U.S. intel community says coronavirus "not manmade or genetically modified"
Washington — The U.S. intelligence community has concluded that the coronavirus "was not manmade or genetically modified," but investigations into the origins of the outbreak are ongoing, the Office of the Director of National Intelligence (ODNI) said Thursday.
"The entire Intelligence Community has been consistently providing critical support to U.S. policymakers and those responding to the COVID-19 virus, which originated in China," the ODNI said in a statement. "The Intelligence Community also concurs with the wide scientific consensus that the COVID-19 virus was not manmade or genetically modified."
The ODNI said the intelligence community "will continue to rigorously examine emerging information and intelligence to determine whether the outbreak began through contact with infected animals or if it was the result of an accident at a laboratory in Wuhan."
The statement comes amid mounting questions about whether the U.S. intelligence community is being unduly pressured by policymakers to identify a link between the virus' origin and infectious disease research facilities in China.
U.S. intelligence agencies have been exploring, but have not uncovered concrete evidence to substantiate, a theory that the coronavirus escaped a Chinese lab. The possibility that the virus was bioengineered, rather than naturally derived, has been ruled out by government officials and scientists alike, a position reiterated by ODNI on Thursday.
More than 61,000 Americans have died of COVID-19, the disease caused by the virus, and more than 1 million have been infected, according to Johns Hopkins University.
Senior administration officials, including President Trump and Secretary of State Mike Pompeo, have in recent weeks heaped blame on Beijing for concealing early data about the virus' transmission in China, something they say hindered an effective global response.
In an interview with Reuters on Wednesday, Mr.
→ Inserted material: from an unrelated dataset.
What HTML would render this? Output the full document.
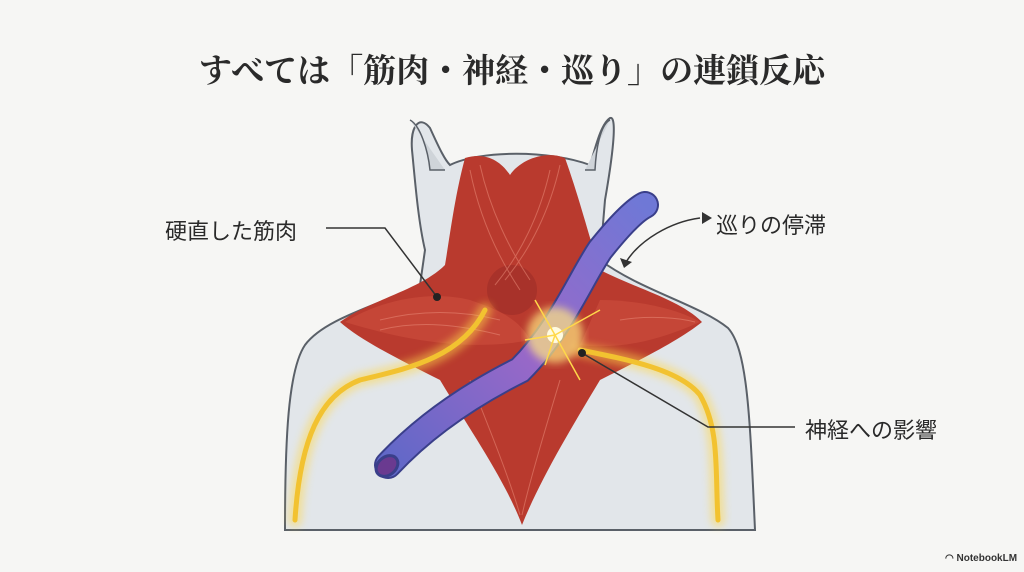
<!DOCTYPE html>
<html><head><meta charset="utf-8"><style>
html,body{margin:0;padding:0;background:#f6f6f4;}
body{width:1024px;height:572px;position:relative;overflow:hidden;font-family:"Liberation Sans","Noto Sans CJK JP",sans-serif;}
.t{position:absolute;color:#2a2a2a;white-space:nowrap;}
</style></head><body>
<div class="t" style="left:0;width:1024px;top:45px;text-align:center;font-family:'Liberation Serif','Noto Serif CJK SC',serif;font-weight:bold;font-size:33px;">すべては「筋肉・神経・巡り」の連鎖反応</div>
<svg width="1024" height="572" style="position:absolute;left:0;top:0">
<defs>
<filter id="g"><feGaussianBlur stdDeviation="4"/></filter>
<linearGradient id="v" x1="0" y1="1" x2="1" y2="0"><stop offset="0" stop-color="#6068c8"/><stop offset="0.5" stop-color="#9a68c8"/><stop offset="1" stop-color="#6f78d6"/></linearGradient>
</defs>
<!-- body -->
<path d="M285,530 C285,440 288,370 305,345 C325,318 380,305 420,285 L425,250 C418,220 415,180 412,150 C410,125 420,115 430,128 C440,150 445,160 450,165 C480,150 550,150 590,165 C595,150 600,125 610,118 C618,115 612,160 605,200 L600,260 C640,290 700,305 728,328 C748,350 750,420 755,530 Z" fill="#e2e6ea" stroke="#5a6068" stroke-width="2"/>
<path d="M410,120 C420,125 428,150 430,170 L445,170" fill="#cfd4d9" stroke="#5a6068" stroke-width="1.5"/>
<path d="M610,120 C600,125 596,150 595,170 L585,170" fill="#cfd4d9" stroke="#5a6068" stroke-width="1.5"/>
<!-- muscles -->
<path d="M340,322 C370,300 420,290 445,265 C450,235 455,195 465,158 C485,152 500,160 510,175 C520,160 545,150 565,158 C580,200 590,240 600,270 C640,290 680,300 702,322 C680,340 640,360 600,380 C570,430 540,480 522,525 C505,480 470,430 440,380 C400,360 360,340 340,322 Z" fill="#b93a2e"/>
<path d="M345,322 C380,300 430,290 470,300 C500,310 520,320 530,340 C480,350 420,345 345,322Z" fill="#c84a3a" opacity=".8"/>
<path d="M600,300 C640,300 680,310 700,322 C660,340 620,350 580,345Z" fill="#c84a3a" opacity=".8"/>
<circle cx="512" cy="290" r="25" fill="#a8322a"/>
<g stroke="#e98a78" stroke-width="1" opacity=".55" fill="none">
<path d="M470,170 C480,220 500,260 520,290"/><path d="M480,165 C490,210 510,250 530,280"/><path d="M560,165 C550,210 530,250 505,280"/><path d="M550,170 C540,215 520,255 495,285"/>
<path d="M380,320 C420,310 460,310 500,320"/><path d="M380,330 C420,320 460,325 500,335"/><path d="M620,320 C650,315 680,318 695,322"/>
<path d="M470,380 C490,430 510,480 520,515"/><path d="M560,380 C545,430 530,480 522,515"/>
</g>
<!-- nerves -->
<g fill="none" stroke-linecap="round">
<path d="M485,310 C460,360 400,370 360,380 C320,395 300,440 295,520" stroke="#ffd84a" stroke-width="14" opacity=".5" filter="url(#g)"/>
<path d="M485,310 C460,360 400,370 360,380 C320,395 300,440 295,520" stroke="#f2c230" stroke-width="5"/>
<path d="M580,350 C630,360 680,370 700,395 C720,430 715,470 718,520" stroke="#ffd84a" stroke-width="14" opacity=".5" filter="url(#g)"/>
<path d="M580,350 C630,360 680,370 700,395 C720,430 715,470 718,520" stroke="#f2c230" stroke-width="5"/>
</g>
<!-- vein -->
<path d="M388,465 C430,420 480,390 520,370 C560,330 580,280 600,250 C620,225 635,210 645,205" fill="none" stroke="#3a3f8a" stroke-width="28" stroke-linecap="round"/>
<path d="M388,465 C430,420 480,390 520,370 C560,330 580,280 600,250 C620,225 635,210 645,205" fill="none" stroke="url(#v)" stroke-width="24" stroke-linecap="round"/>
<ellipse cx="387" cy="466" rx="12" ry="9" transform="rotate(-40 387 466)" fill="#6a3a90" stroke="#3a3f8a" stroke-width="3"/>
<!-- spark -->
<circle cx="555" cy="335" r="28" fill="#ffe680" opacity=".7" filter="url(#g)"/>
<circle cx="555" cy="335" r="8" fill="#fffbe0"/>
<g stroke="#ffd84a" stroke-width="1.5"><path d="M555,335 L535,300"/><path d="M555,335 L600,310"/><path d="M555,335 L580,380"/><path d="M555,335 L525,340"/><path d="M555,335 L545,365"/></g>
<!-- leaders -->
<g stroke="#333" stroke-width="1.5" fill="none">
<path d="M326,228 L385,228 L437,297"/>
<path d="M795,427 L708,427 L582,353"/>
<path d="M700,218 C670,222 640,240 626,262"/>
</g>
<circle cx="437" cy="297" r="4" fill="#222"/>
<circle cx="582" cy="353" r="4" fill="#222"/>
<path d="M702,212 L712,218 L702,224Z" fill="#333"/>
<path d="M620,258 L624,268 L632,262Z" fill="#333"/>
</svg>
<div class="t" style="left:165px;top:214px;font-size:22px;">硬直した筋肉</div>
<div class="t" style="left:716px;top:208px;font-size:22px;">巡りの停滞</div>
<div class="t" style="left:805px;top:413px;font-size:22px;">神経への影響</div>
<div class="t" style="left:945px;top:553px;font-size:10px;font-weight:bold;color:#333;">◠ NotebookLM</div>
</body></html>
Trump said China's handling of the outbreak was due in part to a desire to see him lose reelection in November, and that his administration was weighing unspecified consequences. "There are many things I can do," he said.
Pompeo, a known China hawk, has accused China of continued obfuscation and hinted of future steps to hold it "accountable" for the losses the pandemic has caused.
"I'm still concerned that the Chinese Communist Party is not telling us about all of what's taking place in all of the labs, in fact each of the labs, all across China today," he said in an interview with Fox News.
The New York Times reported on Thursday that Pompeo was among a group of senior administration officials who have been "pushing" intelligence agencies for information on the virus' origins.
It would typically be incumbent on analysts to present the intelligence they have collected in fact-based and apolitical fashion, and incumbent on intelligence community leaders to reel in policymakers who publicly overstate or mischaracterize the intelligence they have received.
"It is not uncommon for any White House to task the IC on issues that are at times politically charged," said Marc Polymeropoulos, a former senior CIA operations officer who retired last spring. "What is critical is that the analysts in the IC are allowed to complete an all-source assessment, free of political interference."
"In the end, whatever analytic conclusion is reached, often the political players in the White House may not be satisfied," he added. "It is better to get it right, every time."